В биографии Лойе-лондонца наше внимание приковывает один интересный момент. После смерти отца он сам и его брат Жак росли в семье своего дяди Пьера Лойе, известного гентского скрипача. У Пьера Лойе был сын – тоже Жан-Батист! – который, как и его двоюродный брат, стал композитором. Второй Жан Батист Лойе (1688-1715) не будет иметь никакого отношения к Англии, прожив жизнь во французском городе Лионе, а во избежание путаницы с кузеном (которая уже тогда началась!) называл себя Лойе Гентский.

Лойе Гентский служил под началом лионского архиепископа Поля-Франсуа де Нёвиль де Вильруа. Сочинял он… да, худшие предчувствия нас не обманули.
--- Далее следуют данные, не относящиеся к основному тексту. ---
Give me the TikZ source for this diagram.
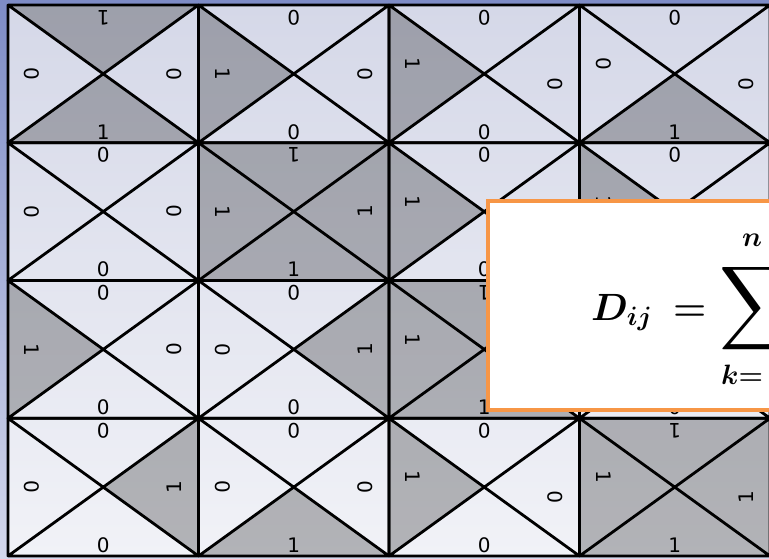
\RequirePackage{fix-cm}
\documentclass[tikz,border=0pt]{standalone}
\usepackage{fontspec}
\setsansfont{DejaVu Sans}
\usepackage{amsmath}
\usepackage{xcolor}
\usepackage{tikz}
\usetikzlibrary{positioning}

\definecolor{bgtop}{RGB}{126,140,198}
\definecolor{bgbottom}{RGB}{212,216,236}
\definecolor{celltop}{RGB}{213,216,232}
\definecolor{cellbottom}{RGB}{241,242,247}
\definecolor{boxorange}{HTML}{F79646}

\begin{document}
\begin{tikzpicture}[
    x=1pt, y=-1pt,
    cell/.style={line width=2.8pt, line cap=round, line join=round},
    dark/.style={fill=black, fill opacity=0.26},
    bit/.style={font=\sffamily\fontsize{20}{20}\selectfont, inner sep=0pt},
    formula/.style={font=\fontsize{38}{38}\selectfont\boldmath, inner sep=0pt},
    bigop/.style={inner sep=0pt},
    limit/.style={font=\fontsize{28}{28}\selectfont\boldmath, inner sep=0pt}
]
\useasboundingbox (0,0) rectangle (769,558);
\clip (0,0) rectangle (769,558);

% background
\shade[top color=bgtop, bottom color=bgbottom] (0,0) rectangle (769,558);
\shade[top color=celltop, bottom color=cellbottom] (8,5) rectangle (772,556);

\def\cw{190.5}
\def\ch{137.75}

% squares: row/col/top/right/bottom/left (x = under the box)
\foreach \r/\c/\vt/\vr/\vb/\vl in {
    1/1/1/0/1/0, 1/2/0/0/0/1, 1/3/0/0/0/1, 1/4/0/0/1/0,
    2/1/0/0/0/0, 2/2/1/1/1/1, 2/3/0/x/0/1, 2/4/0/x/x/1,
    3/1/0/0/0/1, 3/2/0/1/0/0, 3/3/1/x/1/1, 3/4/x/x/0/x,
    4/1/0/1/0/0, 4/2/0/0/1/0, 4/3/0/0/0/1, 4/4/1/1/1/1}{
    \pgfmathsetmacro\xa{8+(\c-1)*\cw}
    \pgfmathsetmacro\xb{\xa+\cw}
    \pgfmathsetmacro\xm{\xa+\cw/2}
    \pgfmathsetmacro\ya{5+(\r-1)*\ch}
    \pgfmathsetmacro\yb{\ya+\ch}
    \pgfmathsetmacro\ym{\ya+\ch/2}
    \pgfmathsetmacro\dy{\c>2 ? 10 : 0}
    \if\vt1 \fill[dark] (\xa,\ya) -- (\xb,\ya) -- (\xm,\ym) -- cycle; \fi
    \if\vr1 \fill[dark] (\xb,\ya) -- (\xb,\yb) -- (\xm,\ym) -- cycle; \fi
    \if\vb1 \fill[dark] (\xa,\yb) -- (\xb,\yb) -- (\xm,\ym) -- cycle; \fi
    \if\vl1 \fill[dark] (\xa,\ya) -- (\xa,\yb) -- (\xm,\ym) -- cycle; \fi
    \draw[cell] (\xa,\ya) rectangle (\xb,\yb)
        (\xa,\ya) -- (\xb,\yb) (\xb,\ya) -- (\xa,\yb);
    \if\vt x\else \node[bit, rotate=180] (t-\r-\c) at (\xm,\ya+12.5) {\vt};\fi
    \if\vr x\else \node[bit, rotate=90] (r-\r-\c) at (\xb-24,\ym+\dy) {\vr};\fi
    \if\vb x\else \node[bit] (b-\r-\c) at (\xm,\yb-11) {\vb};\fi
    \if\vl x\else \node[bit, rotate=-90] (l-\r-\c) at (\xa+24,\ym-\dy) {\vl};\fi
}

% formula box
\node[draw=boxorange, fill=white, line width=4pt, minimum width=330pt,
    minimum height=209pt, anchor=north west, inner sep=0pt] (box) at (486,199) {};
\node[formula, anchor=base west] (dij) at (591,320) {$D_{ij}$};
\node[formula, anchor=base west] (eq) at (673,320) {$=$};
\node[bigop, anchor=west] (sigma) at (719,309) {\resizebox*{!}{94pt}{$\displaystyle\sum$}};
\node[limit, anchor=base] (upper) at (752,246) {$n$};
\node[limit, anchor=base west] (lower) at (721,384) {$k{=}$};

\end{tikzpicture}
\end{document}
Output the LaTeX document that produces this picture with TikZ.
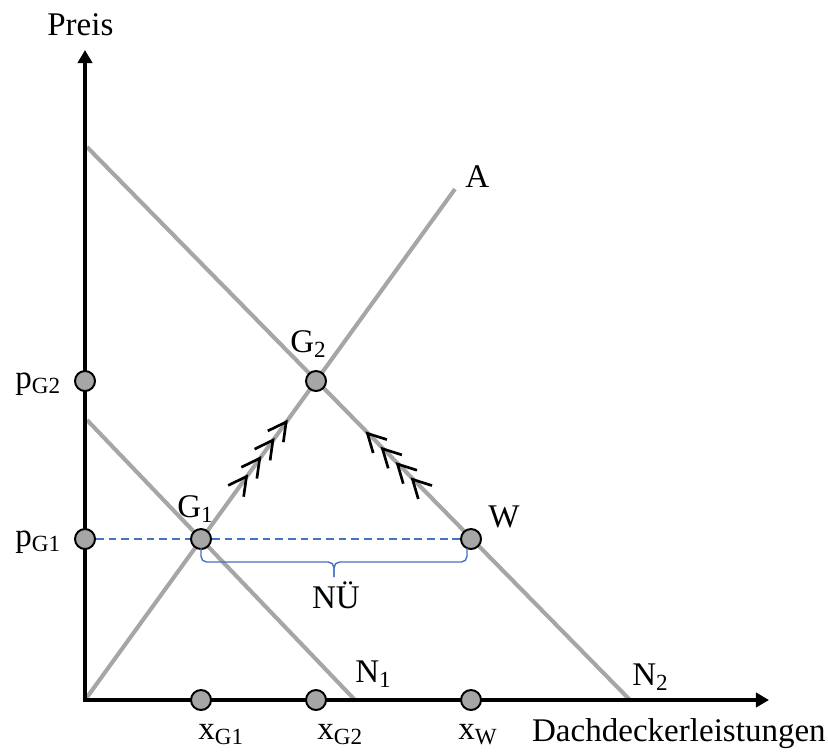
\documentclass[tikz,border=0pt]{standalone}
\usepackage{fontspec}
\setmainfont{Liberation Serif}
\usetikzlibrary{arrows.meta,decorations.markings}

\definecolor{curvegray}{HTML}{A6A6A6}
\definecolor{guideblue}{HTML}{4472C4}

\begin{document}
\begin{tikzpicture}[
        x=0.025cm, y=-0.025cm,
        font=\fontsize{23.5}{28}\selectfont,
        axis/.style={line width=2.6pt, {Triangle[length=3.3mm, width=3.6mm]}-{Triangle[length=3.3mm, width=3.6mm]}},
        curve/.style={curvegray, line width=2.9pt},
        dot/.style={circle, draw=black, fill=curvegray, line width=1.4pt, minimum size=5mm, inner sep=0pt},
        lbl/.style={anchor=base west, inner sep=0pt},
        guide/.style={guideblue, line width=1pt, dash pattern=on 5.5pt off 3.5pt},
        brk/.style={guideblue, line width=1pt, rounded corners=4pt},
        chevs/.style n args={3}{decorate,
            decoration={markings, mark=between positions #1 and #2 step #3 with
                {\arrow{Straight Barb[length=4.5mm, width=4.8mm, line width=1.9pt]}}}}
    ]
        \useasboundingbox (0,0) rectangle (828,751);

        % axes and curves
        \coordinate (O) at (85,700);
        \coordinate (ytip) at (85,50);
        \coordinate (xtip) at (769,700);
        \coordinate (Ahi) at (455,189);
        \coordinate (N1hi) at (87,420);
        \coordinate (N1lo) at (355,700);
        \coordinate (N2hi) at (87,147);
        \coordinate (N2lo) at (630,700);

        \draw[curve] (O) -- (Ahi);
        \draw[curve] (N1hi) -- (N1lo);
        \draw[curve] (N2hi) -- (N2lo);
        \draw[axis] (ytip) -- (O) -- (xtip);

        % points
        \node[dot] (pG2) at (85,381) {};
        \node[dot] (pG1) at (85,539) {};
        \node[dot] (G2) at (316,381) {};
        \node[dot] (G1) at (201,539) {};
        \node[dot] (W) at (471,539) {};
        \node[dot] (xG1) at (201,700) {};
        \node[dot] (xG2) at (316,700) {};
        \node[dot] (xW) at (471,700) {};

        \draw[guide] (pG1) -- (G1) -- (W);
        \draw[brk] (201,548) -- (201,562) -- (334,562) -- (334,577);
        \draw[brk] (467,548) -- (467,562) -- (334,562) -- (334,577);

        % adjustment
        \path[chevs={0.41}{0.76}{0.115}] (G1.center) -- (G2.center);
        \path[chevs={0.39}{0.69}{0.097}] (W.center) -- (G2.center);

        % labels
        \node[lbl] (preis) at (47,35) {Preis};
        \node[lbl] (lpG2) at (15,388) {p\textsubscript{G2}};
        \node[lbl] (lpG1) at (15,546) {p\textsubscript{G1}};
        \node[lbl] (lG1) at (177,517) {G\textsubscript{1}};
        \node[lbl] (lG2) at (290,352) {G\textsubscript{2}};
        \node[lbl] (lA) at (465,187) {A};
        \node[lbl] (lW) at (488,527) {W};
        \node[lbl, anchor=base] (lnu) at (336,608) {NÜ};
        \node[lbl] (lN1) at (355,682) {N\textsubscript{1}};
        \node[lbl] (lN2) at (632,685) {N\textsubscript{2}};
        \node[lbl] (lxG1) at (198,739) {x\textsubscript{G1}};
        \node[lbl] (lxG2) at (317,739) {x\textsubscript{G2}};
        \node[lbl] (lxW) at (458,739) {x\textsubscript{W}};
        \node[lbl, anchor=base east] (lx) at (826,741) {Dachdeckerleistungen};
    \end{tikzpicture}
\end{document}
Для флейты!

Нескончаемая, унылая путаница преследовала несчастных кузенов не только при жизни, но и посмертно. Произведения одного то и дело приписывались другому. Пример: существует переложение Александра Беона до-минорного трио для блок-флейты, гобоя и баса. Беон ошибочно приписал оригинал Лойе Гентскому, в то время как его автором был Лойе Лондонский.

Так какого же, простите, Лойе мы услышим 4 марта?..

Имеется робкое подозрение, что все же Лондонца. Дело в том, что тот, как мы уже знаем, много сочинял для флейты и клавесина, а нам тут как раз предлагаются дуэты для флейты и фортепьяно. Гентский же Жан-Батист все больше писал то для флейты соло, то для двух или трех флейт.

Впрочем, даже это еще не все. Нельзя не добавить, что сам Лондонский Лойе умудрился довести путаницу до полного бедлама!

Поселившись в Англии, он стал писать свою французскую фамилию как Luly или Lullie. Читатель уже хватается за голову – только французского композитора Жана-Батиста Люлли нам тут не хватало для полного счастья! Увы, так оно и случилось. Итальянец Джованни-Батиста Лулли, переселившись во Францию, стал Жан-Батистом Люлли – под этим именем и прославился в веках.

Но тут я готов поручиться, что к нашей истории он не имеет ни малейшего отношения.